Golf's Olympic return last week was reportedly watched by one the sport's biggest ever global television audiences, it has been estimated.
It comes as a boost to the International Olympic Committee (IOC) and the International Golf Federation (IGF) after the build-up to the competition was dominated by criticism following the withdrawal of many of the world's top players.
But the final round, in which Britain's Justin Rose won a head-to-head dual with Swedish rival Henrik Stenson, an impressive audience was reported both on the course and on television.
According to Sports Media Watch, an average of 8.8 million viewers in United States watched the final 90 minutes when it was broadcast on NBC and The Golf Channel.
This marks the second highest figures for any 90 minutes of golf this year, narrowly trailing behind only The Masters.
This was despite a three-hour delay in some time-zones as well as the absence of top players like world number one Jason Day and US duo Jordan Spieth and Dustin Johnson.
In Sweden, the audience averaged over 550,000 and soared to 1.5 million for the final holes.
This compares with figures of just 65,000 for the final round of last month's Open Championships in Royal Troon, where Stenson beat US star Phil Mickleson in a magnificent final day dual.
It is thought that many of these viewers were people who do not usually watch golf but were attracted by the prospect of a gold medal being won.
Withdrawal after withdrawals earlier this year has overshadowed preparations, and led to huge criticism of the sport's addition to the programme given the apparent lack of interest from top players.
This concern was even raised at the IOC Session here, when members asked for assurances that a similar situation would not occur when golf was added to the programme.
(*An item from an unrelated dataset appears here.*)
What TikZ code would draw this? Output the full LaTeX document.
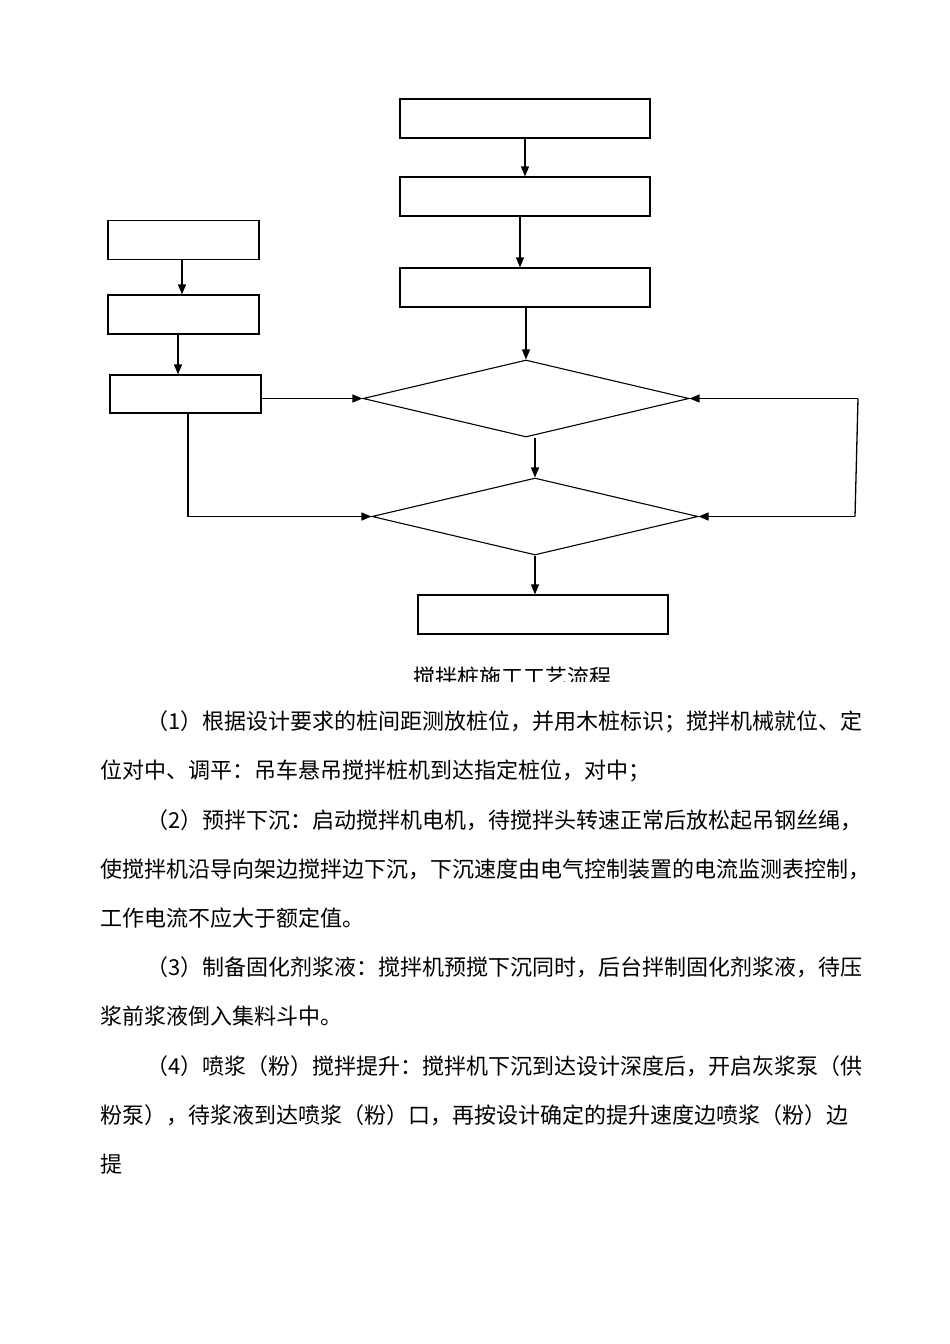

Athletes from other sports, such as squash, questioned why golf was included rather than their events.
It is now thought some top players regret their decision not to attend, with former US Open winner Rose praising it as one of the highlights of his career after his victory.
A raucous atmosphere on the course was also praised, with IOC executive director for the Olympic Games Christophe Dubi hailing both golf and rugby sevens competitions as a success here.